PCORI Funding: The Patient-Centered Outcomes Research Institute (PCORI) Board of Governors on July 27th approved $54.8 million in funding to support 33 new patient-centered comparative clinical effectiveness research (CER) projects “that will study health conditions and concerns that affect millions of Americans.” PCORI now has approved $549 million in support of a total of 313 research projects and initiatives since it began funding research in 2012. PCORI expects to award roughly $1 billion in research support over the two-year period from 2014 through 2015.
Personnel News and Calls for Nominations
Arnold Epstein, MD., has joined the U.S. Department of Health and Human Services (HHS) as the new Deputy Assistant Secretary and head of the Office of Health Policy in the Office of the Assistant Secretary for Planning and Evaluation. Previously, he had been the John H. Foster Professor and Chair of the Department of Health Policy and Management at Harvard University School of Public Health and a practicing internist at Brigham and Women’s Hospital. As a result of his appointment, he has resigned his position on the PCORI Board of Governors.

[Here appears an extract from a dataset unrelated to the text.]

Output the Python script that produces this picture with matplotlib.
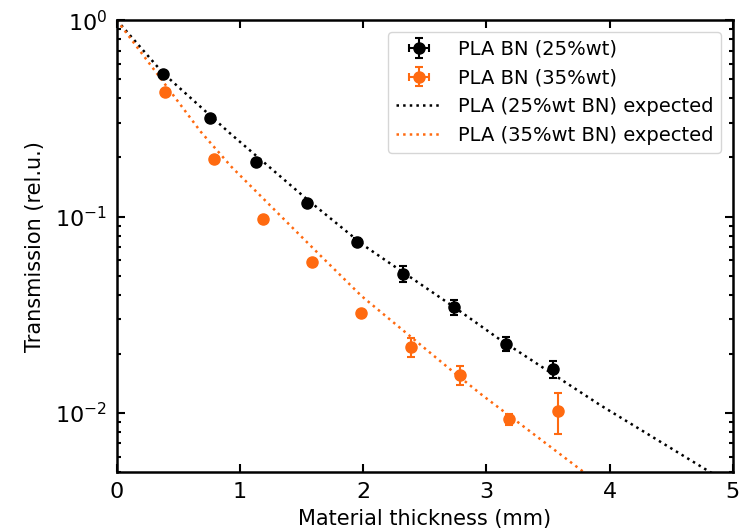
import numpy as np
import matplotlib
matplotlib.use("Agg")
import matplotlib.pyplot as plt

# measured points
x25 = [0.376, 0.755, 1.126, 1.54, 1.95, 2.325, 2.735, 3.155, 3.537]
t25 = [0.531, 0.316, 0.189, 0.117, 0.0744, 0.051, 0.0345, 0.0225, 0.0167]
e25 = [0.008, 0.005, 0.004, 0.003, 0.003, 0.0047, 0.003, 0.0018, 0.0016]

x35 = [0.392, 0.79, 1.188, 1.588, 1.986, 2.386, 2.784, 3.18, 3.58]
t35 = [0.431, 0.197, 0.097, 0.0589, 0.0324, 0.0216, 0.0156, 0.0093, 0.0102]
e35 = [0.006, 0.003, 0.0015, 0.001, 0.0006, 0.0024, 0.0017, 0.0006, 0.0024]

xerr = 0.02

# expected curves
xe25 = [0, 0.376, 0.917, 1.54, 2.0, 2.735, 3.095, 3.92, 4.786, 5.0]
te25 = [1.0, 0.537, 0.266, 0.123, 0.0716, 0.0347, 0.0240, 0.0110, 0.00513, 0.00427]
xe35 = [0, 0.682, 0.931, 1.634, 1.986, 2.73, 2.96, 3.786, 4.0]
te35 = [1.0, 0.270, 0.179, 0.0650, 0.0394, 0.0162, 0.0124, 0.00502, 0.00398]

orange = '#ff6a10'

fig = plt.figure(figsize=(7.44, 5.31), dpi=100)
ax = fig.add_axes([0.157, 0.111, 0.828, 0.851])

h1 = ax.errorbar(x25, t25, yerr=e25, xerr=xerr, fmt='o', color='black', ms=8,
                 capsize=3, elinewidth=1.5, capthick=1.5, label='PLA BN (25%wt)')
h2 = ax.errorbar(x35, t35, yerr=e35, xerr=xerr, fmt='o', color=orange, ms=8,
                 capsize=3, elinewidth=1.5, capthick=1.5, label='PLA BN (35%wt)')
h3, = ax.plot(xe25, te25, ':', color='black', lw=1.8, label='PLA (25%wt BN) expected')
h4, = ax.plot(xe35, te35, ':', color=orange, lw=1.8, label='PLA (35%wt BN) expected')

ax.set_yscale('log')
ax.set_xlim(0, 5)
ax.set_ylim(0.005, 1)
ax.set_xlabel('Material thickness (mm)', fontsize=15, labelpad=5)
ax.set_ylabel('Transmission (rel.u.)', fontsize=15, labelpad=7)
ax.tick_params(which='both', direction='in', top=True, right=True, labelsize=16, width=1.5)
ax.tick_params(which='major', length=6, pad=7)
ax.tick_params(which='minor', length=3)
for s in ax.spines.values():
    s.set_linewidth(1.8)

ax.legend(handles=[h1, h2, h3, h4], loc='upper right', fontsize=14,
          handlelength=2.4, borderaxespad=0.6)

fig.savefig('out.png', dpi=100)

On July 31, NIH announced that Story Landis, Ph.D., will retire at the end of September from the directorship of the National Institute of Neurological Disorders and Stroke (NINDS). She has served as director since 2003. Walter Koroshetz, M.D., will serve as Acting Director. Formerly a professor of neurology at Harvard Medical School, Dr. Koroshetz joined NINDS as Deputy Director in 2007.
Dr. Joshua M. Sharfstein, a pediatrician and the secretary of the Maryland Department of Health and Mental Hygiene, will join the full-time faculty of the Johns Hopkins Bloomberg School of Public Health as the new associate dean for public health practice and training, effective Jan. 1, 2015. Dr. Sharfstein also will hold a faculty appointment in the Department of Health Policy and Management. Before joining the state of Maryland, he was principal deputy commissioner of the U.S. Food and Drug Administration.
The U.S. Government Accountability Office (GAO) has issued a call for nominations to fill a seat on the Patient-Centered Outcomes Research Institute (PCORI) Board of Governors recently vacated by Arnold Epstein, MD.
The Centers for Disease Control and Prevention has posted a request for nominations of candidates to serve on the CDC’s Advisory Committee to the Director. The submission deadline is August 31st.
Dr. Jesse L. Steinfeld, who served as U.S. Surgeon General during the Nixon Administration’s first term, died on August 5 at the age of 87.